Still, Israel beckoned. “But I didn’t find religion there,” Silverman says. He didn’t give up, returning three or four times over the next 10 years, each time failing to find a religious connection.
In 1968, he gave it his last shot. “I called the Jewish Agency and told its public relations man in Jerusalem that I was looking for my religious roots and that unless I found them, I would not come back. He said he would see if he could find something for me in Israel that was like Maine and would call me back.”
The next morning, a driver picked him up and took him to Kibbutz Sde Elyahu, a religious kibbutz near the storied Jordan. The driver then left him, saying he would be back in the morning.
“I had nothing with me,” he said. “And no one there spoke English, they lived by the Torah and worked the land — turning it back to its biblical heritage.”
Silverman, who at the time was single and in his 30s, said he was escorted to the common dining room after the members of the kibbutz had come in from working in the fields and recited afternoon prayers.
“I had never seen anything like it before,” he said. “I was from Maine and very provincial. That night, I was taken to a home with three young children and watched how the family lived and conducted themselves.”
That night he was escorted to a cabin with no glass in the window frames and holes in the floor.
“But I slept good and woke up to the sound of the trumpet. I walked out the door and saw a group of Israeli soldiers raising the flag of Israel. Wow! I never saw that as a tourist,” Silverman said.
That morning, he joined members of the kibbutz weeding carrots in the rain — and ruining his new pair of shoes.
“At the end of the day, the woman I worked in the fields with asked if I would come over and have tea with her family. And they adopted me. I stayed there for a week and got into their routine,” he said. “I then got a call from the man at the Jewish Agency asking what happened to me. I told him that it wasn’t necessary to send a car for me. I stayed there nine days, and every year since then I have come back to the same kibbutz and that same lifestyle.
“That started me in my search for my Jewish roots. I later met my wife in Israel and we now have three kids. … If I had been 10 years younger, I would have stayed in Israel. But it’s a hard economic lifestyle and we love the quiet of Maine, where the budget is low.”
It was in the quiet of Maine where Silverman nurtured his newfound Jewish roots. Though the Chaim Josef Synagogue in Calais ceased holding regular services in 1964 because of declining membership, the shul held High Holy Days services until 1972, and Silverman and family were in the pews. And following his kibbutz experience, Silverman has been returning to Israel annually, spending a month each year at Sde Elayhu.

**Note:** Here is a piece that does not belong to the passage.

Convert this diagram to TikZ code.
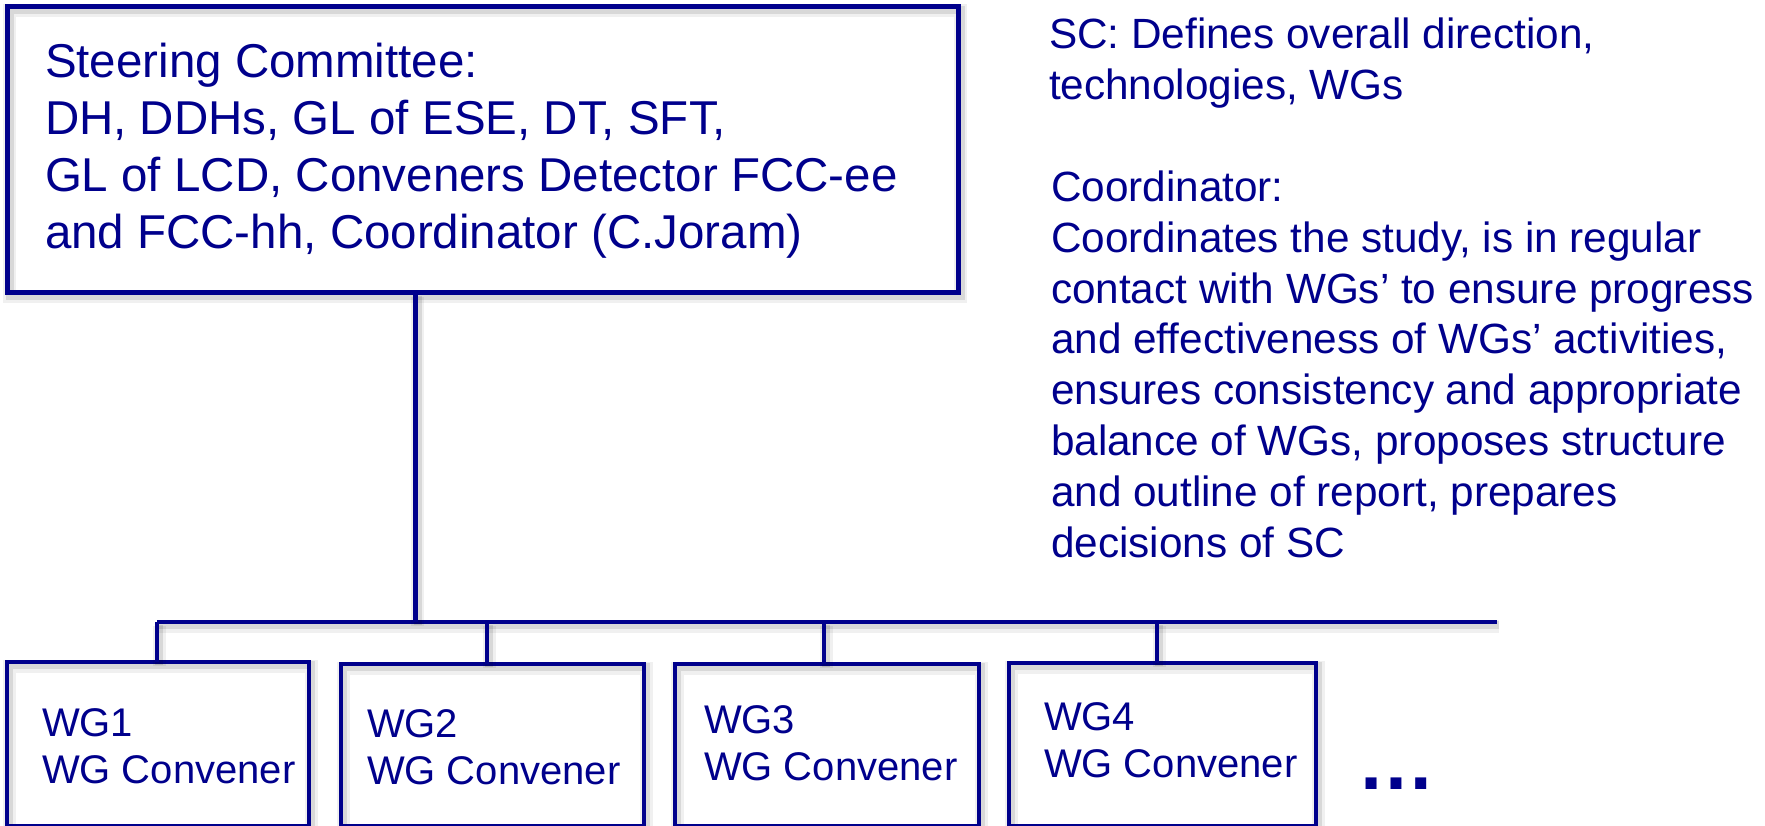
\documentclass[tikz,border=0pt]{standalone}
\usepackage{fontspec}
\setmainfont{Liberation Sans}
\definecolor{navy}{RGB}{0,0,140}
\begin{document}
\begin{tikzpicture}[x=1pt,y=-1pt,
  shad/.style={
    preaction={draw=black,draw opacity=.06,line width=13pt,
      transform canvas={xshift=2pt,yshift=-4pt}},
    preaction={draw=black,draw opacity=.10,line width=8pt,
      transform canvas={xshift=2pt,yshift=-3pt}}},
  box/.style={draw=navy,line width=4.8pt,rectangle,inner sep=0pt,outer sep=0pt,anchor=north west,shad},
  wire/.style={draw=navy,line width=4.4pt,shad},
  txt/.style={text=navy,inner sep=0pt,outer sep=0pt,anchor=base west,align=left},
  bigtxt/.style={txt,font=\fontsize{47.5}{57}\selectfont},
  sidetxt/.style={txt,font=\fontsize{42.3}{50.8}\selectfont},
  wgtxt/.style={txt,font=\fontsize{40}{47}\selectfont}]
\useasboundingbox (0,0) rectangle (1765,825);
\clip (0,0) rectangle (1765,825);
% boxes
\node[box,minimum width=951pt,minimum height=286pt] (sc) at (7.5,6.5) {};
\node[box,minimum width=302pt,minimum height=164pt] (wg1) at (7,662) {};
\node[box,minimum width=303pt,minimum height=162pt] (wg2) at (341,664) {};
\node[box,minimum width=304pt,minimum height=162pt] (wg3) at (675,664) {};
\node[box,minimum width=307pt,minimum height=163pt] (wg4) at (1009,663) {};
% bus
\coordinate (busL) at (157,622);
\coordinate (busR) at (1497,622);
\coordinate (busM) at (415.5,622);
\draw[wire] (busL) -- (busR);
\draw[wire] (busM |- sc.south) -- (busM);
\draw[wire] ([xshift=-1pt]wg1.north) -- ([xshift=-1pt]wg1.north |- busL);
\draw[wire] ([xshift=-5.5pt]wg2.north) -- ([xshift=-5.5pt]wg2.north |- busL);
\draw[wire] ([xshift=-3pt]wg3.north) -- ([xshift=-3pt]wg3.north |- busL);
\draw[wire] ([xshift=-5.5pt]wg4.north) -- ([xshift=-5.5pt]wg4.north |- busL);
% texts (anchored at the baseline of the last line)
\node[bigtxt] (sctext) at (45,248) {Steering Committee:\\DH, DDHs, GL of ESE, DT, SFT,\\GL of LCD, Conveners Detector FCC-ee\\and FCC-hh, Coordinator (C.Joram)};
\node[sidetxt] (scdesc) at (1049,99) {SC: Defines overall direction,\\technologies, WGs};
\node[sidetxt] (coord) at (1051,557) {Coordinator:\\Coordinates the study, is in regular\\contact with WGs’ to ensure progress\\and effectiveness of WGs’ activities,\\ensures consistency and appropriate\\balance of WGs, proposes structure\\and outline of report, prepares\\decisions of SC};
\node[wgtxt] (t1) at (42,783) {WG1\\WG Convener};
\node[wgtxt] (t2) at (367,784) {WG2\\WG Convener};
\node[wgtxt] (t3) at (704,780) {WG3\\WG Convener};
\node[wgtxt] (t4) at (1044,777) {WG4\\WG Convener};
\node[txt,font=\bfseries\fontsize{78}{80}\selectfont] (dots) at (1357,789) {…};
\end{tikzpicture}
\end{document}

So when the Royal Canadian Bank in St. Joseph, New Brunswick, which had been holding the last of the three Torahs from Chaim Josef free of charge in its vault, closed last year, an official of the congregation, Burton Baig, turned to Silverman.

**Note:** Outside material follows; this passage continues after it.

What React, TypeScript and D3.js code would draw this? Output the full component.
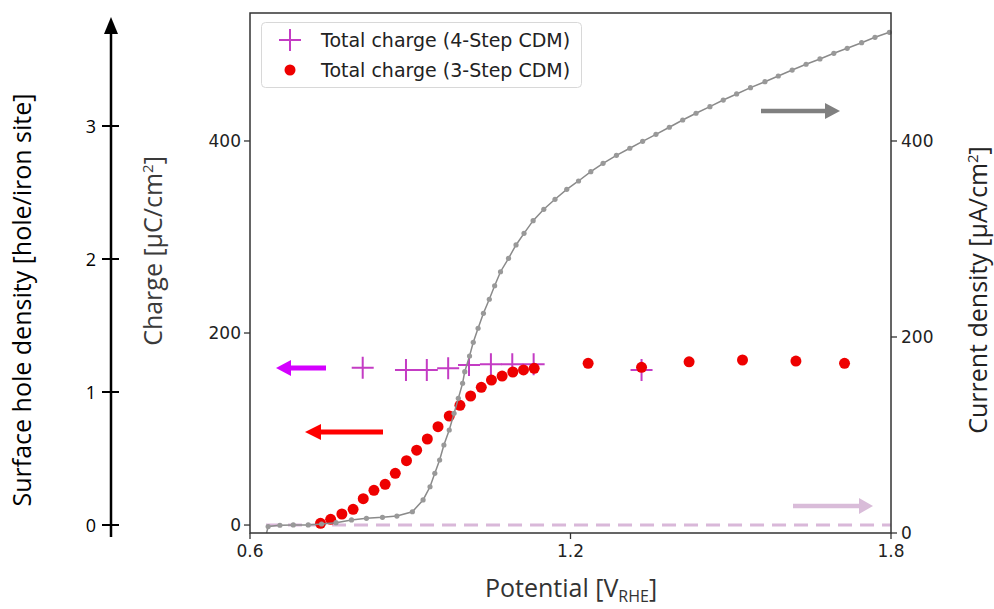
import React from "react";
import * as d3 from "d3";

// ---- Data ----
const potential3 = [0.732, 0.751, 0.772, 0.793, 0.812, 0.832, 0.853, 0.872, 0.893, 0.912, 0.932, 0.952, 0.973, 0.993, 1.013, 1.033, 1.052, 1.072, 1.092, 1.112, 1.132, 1.233, 1.333, 1.422, 1.522, 1.622, 1.713];
const charge3 = [1.8, 5.9, 11.5, 16.4, 27.4, 36.1, 42.4, 53.9, 67, 78, 89.6, 102.4, 113.5, 124.7, 134.4, 143.4, 151, 155.2, 159.4, 161.5, 163.2, 168.4, 164.3, 170, 171.9, 170.8, 168.4];

const potential4 = [0.811, 0.892, 0.931, 0.971, 1.01, 1.051, 1.091, 1.131, 1.333];
const charge4 = [163.9, 161.5, 161.5, 163.2, 166.7, 167.4, 167.4, 167.4, 161.5];

const potentialJ = [0.631, 0.634, 0.656, 0.681, 0.709, 0.734, 0.761, 0.79, 0.818, 0.848, 0.875, 0.904, 0.924, 0.937, 0.946, 0.955, 0.963, 0.973, 0.982, 0.99, 0.998, 1.002, 1.011, 1.018, 1.027, 1.037, 1.048, 1.058, 1.069, 1.084, 1.098, 1.113, 1.13, 1.15, 1.171, 1.193, 1.215, 1.238, 1.261, 1.286, 1.311, 1.335, 1.36, 1.385, 1.41, 1.435, 1.461, 1.486, 1.511, 1.537, 1.564, 1.589, 1.615, 1.641, 1.667, 1.693, 1.718, 1.745, 1.77, 1.797];
const currentJ = [0, 6.6, 7.9, 8.2, 8.2, 9.2, 10.5, 13.3, 15.0, 16.0, 17.3, 21.7, 33.7, 47.2, 60.9, 74.5, 89.8, 105.1, 122.1, 137.4, 152.8, 164.6, 180.6, 194.6, 208.9, 224.2, 238.5, 252.3, 266.6, 280.3, 293.9, 305.8, 318.7, 330.3, 340.5, 350.7, 359.2, 368.7, 377.2, 385.4, 392.6, 399.7, 406.8, 414.0, 421.4, 428.3, 435.0, 441.8, 448.0, 454.4, 460.5, 466.3, 472.4, 478.3, 483.7, 489.5, 494.6, 500.3, 505.8, 510.9];

const xTicks = [0.6, 1.2, 1.8];
const chargeTicks = [0, 200, 400];
const currentTicks = [0, 200, 400];
const holeTicks = [0, 1, 2, 3];
const legendLabels = ["Total charge (4-Step CDM)", "Total charge (3-Step CDM)"];

// ---- Layout ----
const W = 994, H = 609;
const L = 250, R = 891, T = 13, B = 533;

const x = d3.scaleLinear().domain([0.6, 1.8]).range([L, R]);
const yC = d3.scaleLinear().domain([-8.3, 533.3]).range([B, T]);
const yJ = d3.scaleLinear().domain([0, 530.6]).range([B, T]);
const yH = d3.scaleLinear().domain([0, 3]).range([525, 126]);

const MPL = "'DejaVu Sans', sans-serif";
const CAL = "'Open Sans', sans-serif";
const PLUS_COLOR = "#c43cc4";
const RED = "#ee0000";
const LABEL_SIZE = 25;

function Arrow({ x1, x2, y, color, w = 5, head = 16, hh = 8 }: any) {
  const dir = x2 > x1 ? 1 : -1;
  const base = x2 - dir * head;
  return (
    <g>
      <line x1={x1} x2={base} y1={y} y2={y} stroke={color} strokeWidth={w} />
      <path d={`M${x2},${y} L${base},${y - hh} L${base},${y + hh} Z`} fill={color} />
    </g>
  );
}

export default function App() {
  const jLine = d3
    .line<number>()
    .x((_, i) => x(potentialJ[i]))
    .y((d) => yJ(d))(currentJ);

  const plus = (cx: number, cy: number, s: number, key: any) => (
    <path key={key} d={`M${cx - s},${cy} H${cx + s} M${cx},${cy - s} V${cy + s}`} stroke={PLUS_COLOR} strokeWidth={2} fill="none" />
  );

  return (
    <div style={{ position: "absolute", left: 0, top: 0 }}>
      <svg width={W} height={H} style={{ display: "block", background: "#fff" }}>
        {/* far-left hole density axis */}
        <g>
          <line x1={111} x2={111} y1={30} y2={537} stroke="#000" strokeWidth={2.5} />
          <path d="M111,17 L104,34 L118,34 Z" fill="#000" />
          {holeTicks.map((t) => (
            <g key={t}>
              <line x1={102} x2={119} y1={yH(t)} y2={yH(t)} stroke="#000" strokeWidth={2} />
              <text x={96} y={yH(t)} textAnchor="end" dominantBaseline="central" fontFamily={CAL} fontSize={18} fill="#000">
                {t}
              </text>
            </g>
          ))}
          <text transform={`translate(31,300) rotate(-90)`} textAnchor="middle" fontFamily={CAL} fontSize={LABEL_SIZE} fill="#000">
            Surface hole density [hole/iron site]
          </text>
        </g>

        {/* axis labels */}
        <text transform={`translate(162,251) rotate(-90)`} textAnchor="middle" fontFamily={CAL} fontSize={LABEL_SIZE} fill="#3a3a3a">
          Charge [μC/cm<tspan dy={-9} fontSize={15}>2</tspan><tspan dy={9}>]</tspan>
        </text>
        <text transform={`translate(987,290) rotate(-90)`} textAnchor="middle" fontFamily={CAL} fontSize={LABEL_SIZE} fill="#222">
          Current density [μA/cm<tspan dy={-9} fontSize={15}>2</tspan><tspan dy={9}>]</tspan>
        </text>
        <text x={571} y={597} textAnchor="middle" fontFamily={CAL} fontSize={LABEL_SIZE} fill="#333">
          Potential [V<tspan dy={5} fontSize={16}>RHE</tspan><tspan dy={-5}>]</tspan>
        </text>

        {/* dashed zero line */}
        <line x1={x(0.63)} x2={R} y1={yC(0)} y2={yC(0)} stroke="#d9b8d9" strokeWidth={3} strokeDasharray="14,8" />

        {/* 4-step pluses */}
        {potential4.map((p, i) => plus(x(p), yC(charge4[i]), 11, "p" + i))}

        {/* 3-step dots */}
        {potential3.map((p, i) => (
          <circle key={"d" + i} cx={x(p)} cy={yC(charge3[i])} r={5.5} fill={RED} />
        ))}

        {/* current density curve */}
        <path d={jLine || ""} fill="none" stroke="#8a8a8a" strokeWidth={1.5} />
        {potentialJ.slice(1).map((p, i) => (
          <circle key={"j" + i} cx={x(p)} cy={yJ(currentJ[i + 1])} r={2.6} fill="#999" />
        ))}

        {/* arrows */}
        <Arrow x1={326} x2={276} y={368} color="#d400ff" w={5} head={15} hh={8} />
        <Arrow x1={383} x2={305} y={432} color="#ff0000" w={5} head={16} hh={8} />
        <Arrow x1={761} x2={840} y={111} color="#808080" w={4.5} head={15} hh={8} />
        <Arrow x1={793} x2={873} y={506} color="#d9bcd9" w={4.5} head={14} hh={8} />

        {/* legend */}
        <rect x={261.5} y={22.5} width={320} height={65} rx={4} fill="#fff" fillOpacity={0.85} stroke="#d8d8d8" strokeWidth={1} />
        {plus(290, 40, 11, "lp")}
        <circle cx={290} cy={70} r={5.5} fill={RED} />
        {legendLabels.map((s, i) => (
          <text key={s} x={321} y={40 + i * 30} dominantBaseline="central" fontFamily={MPL} fontSize={19} fill="#222">
            {s}
          </text>
        ))}

        {/* frame */}
        <rect x={L} y={T} width={R - L} height={B - T} fill="none" stroke="#333" strokeWidth={1.5} />

        {/* left ticks */}
        {chargeTicks.map((t) => (
          <g key={"c" + t}>
            <line x1={L - 6} x2={L} y1={yC(t)} y2={yC(t)} stroke="#333" strokeWidth={1.3} />
            <text x={L - 9} y={yC(t)} textAnchor="end" dominantBaseline="central" fontFamily={MPL} fontSize={17} fill="#222">
              {t}
            </text>
          </g>
        ))}
        {/* right ticks */}
        {currentTicks.map((t) => (
          <g key={"r" + t}>
            <line x1={R} x2={R + 6} y1={yJ(t)} y2={yJ(t)} stroke="#333" strokeWidth={1.3} />
            <text x={R + 10} y={yJ(t)} dominantBaseline="central" fontFamily={MPL} fontSize={17} fill="#222">
              {t}
            </text>
          </g>
        ))}
        {/* bottom ticks */}
        {xTicks.map((t) => (
          <g key={"x" + t}>
            <line x1={x(t)} x2={x(t)} y1={B} y2={B + 6} stroke="#333" strokeWidth={1.3} />
            <text x={x(t)} y={B + 18} textAnchor="middle" dominantBaseline="central" fontFamily={MPL} fontSize={17} fill="#222">
              {t.toFixed(1)}
            </text>
          </g>
        ))}
      </svg>
    </div>
  );
}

“They didn’t know where to put the Torah, and I said it can’t be left in the vault because sub-zero temperatures would cause the ink to come off,” Silverman recalled.
He said that Baig had stored the Torah in the bank vault in the hope that one day the Jewish community of Calais would be revived and would need a Torah. The congregation’s two other Torahs were donated to a congregation in Montreal and to a nursing home in Boston, Silverman said.

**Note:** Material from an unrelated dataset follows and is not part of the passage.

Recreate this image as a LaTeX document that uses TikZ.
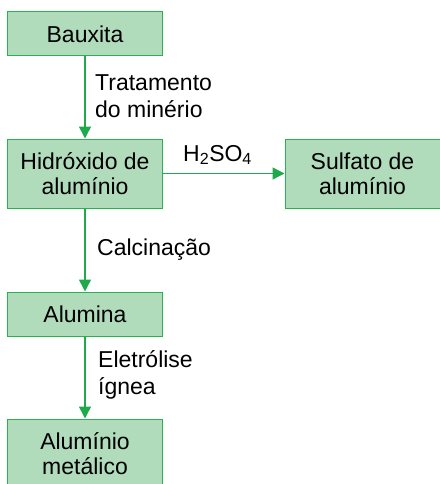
\documentclass[tikz,border=0pt]{standalone}
\usepackage{fontspec}
\setmainfont{Liberation Sans}
\usetikzlibrary{arrows.meta}
\definecolor{boxfill}{RGB}{176,220,188}
\definecolor{boxline}{RGB}{40,178,80}
\definecolor{arrowc}{RGB}{30,170,75}
\begin{document}
\begin{tikzpicture}[x=1pt,y=-1pt,
  stagebox/.style={draw=boxline,fill=boxfill,line width=1pt,minimum width=155pt,inner sep=0pt,align=center,
    font=\fontsize{23}{25}\selectfont},
  flow/.style={draw=arrowc,line width=1.5pt,-{Triangle[width=12pt,length=12pt]}},
  lbl/.style={align=left,anchor=west,inner sep=0pt,font=\fontsize{23}{27}\selectfont}]
\useasboundingbox (0,0) rectangle (439,484);
\node[stagebox,minimum height=44pt] (bau) at (85,34) {Bauxita};
\node[stagebox,minimum height=69pt] (hid) at (85,173.5) {Hidróxido de\\alumínio};
\node[stagebox,minimum height=69pt] (sul) at (362.5,173.5) {Sulfato de\\alumínio};
\node[stagebox,minimum height=44pt] (alu) at (85,314) {Alumina};
\node[stagebox,minimum height=69pt] (met) at (85,453.5) {Alumínio\\metálico};
\draw[flow] (bau) -- (hid);
\draw[flow] (hid) -- (sul);
\draw[flow] (hid) -- (alu);
\draw[flow] (alu) -- (met);
\node[lbl] (t1) at (95,96.5) {Tratamento\\do minério};
\node[lbl] (t2) at (183,155) {H\textsubscript{2}SO\textsubscript{4}};
\node[lbl] (t3) at (97,250) {Calcinação};
\node[lbl] (t4) at (98,375) {Eletrólise\\ígnea};
\end{tikzpicture}
\end{document}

But Calais never attracted more than a few Jewish families over the years. And when Baig said he had to find a new home for the Torah, Silverman said he spoke with an Israeli friend, who suggested offering it to the Menora Authority. It accepted it in January after a local rabbi inspected the Torah and found it to be in good condition.
When Silverman finally asked where in Israel the scroll would be sent, he learned to his amazement that it was headed for the very community that had turned his life around.
“I then drove 90 miles through the woods with the Torah and met the Menora Authority’s representative at the airport in Bangor,” said Silverman.
“He took the Torah on the plane with him, putting it in a hockey bag, and flew to New York,” he said.
In New York, Perry Davis, who runs a fund-raising consulting firm and is a volunteer for the Menora Authority, picked up the Torah and soon thereafter took it with him on his next business trip to Israel.
“The Menora Authority has transferred about 150 Torahs from Eastern Europe to Israel, but this was the first from the United States,” said Davis. “We were excited about it. There is a need for 200 Torahs each year in Israel.
“I carried the Torah as hand luggage. I wrapped it in towels and the crew put it in a special overhead area from me. When I got to Israel, I put the Torah in a duffel bag. At passport control, a stern-looking woman in the booth saw me holding the duffel bag the way you would a Torah. She asked if it was a Torah and when I said yes, she said, ‘Bring it here.’ She then walked out from the booth and kissed it.”
Davis said that when another passenger on the plane saw that he had brought a Torah, he quipped: “If I had known that, I wouldn’t have taken out plane insurance.”
Davis said he viewed the trip as a “labor of love. I had a tremendous sense of accomplishment in being able to restore this Torah to productive use.”
In Israel, the Menora Authority took it to a regional high school that serves 1,200 youngsters in the Beit Shean Valley.
The Torah is to be formally presented during the High Holy Days when Silverman and his family make their annual trip to Israel. And it will be dedicated to the memory of a 25-year-old Israeli major, Nadav Milo, who was killed in Lebanon in 1997.
Milo’s father, Avraham, said the family and the community were grateful to Silverman for the Torah.
“We were very satisfied to get it,” he said.
Milo is a member of Kibbutz Sde Elyahu, where 30 years ago Harold Silverman found his Jewish roots. Come Tuesday, the man from Calais, Maine, will have returned the favor.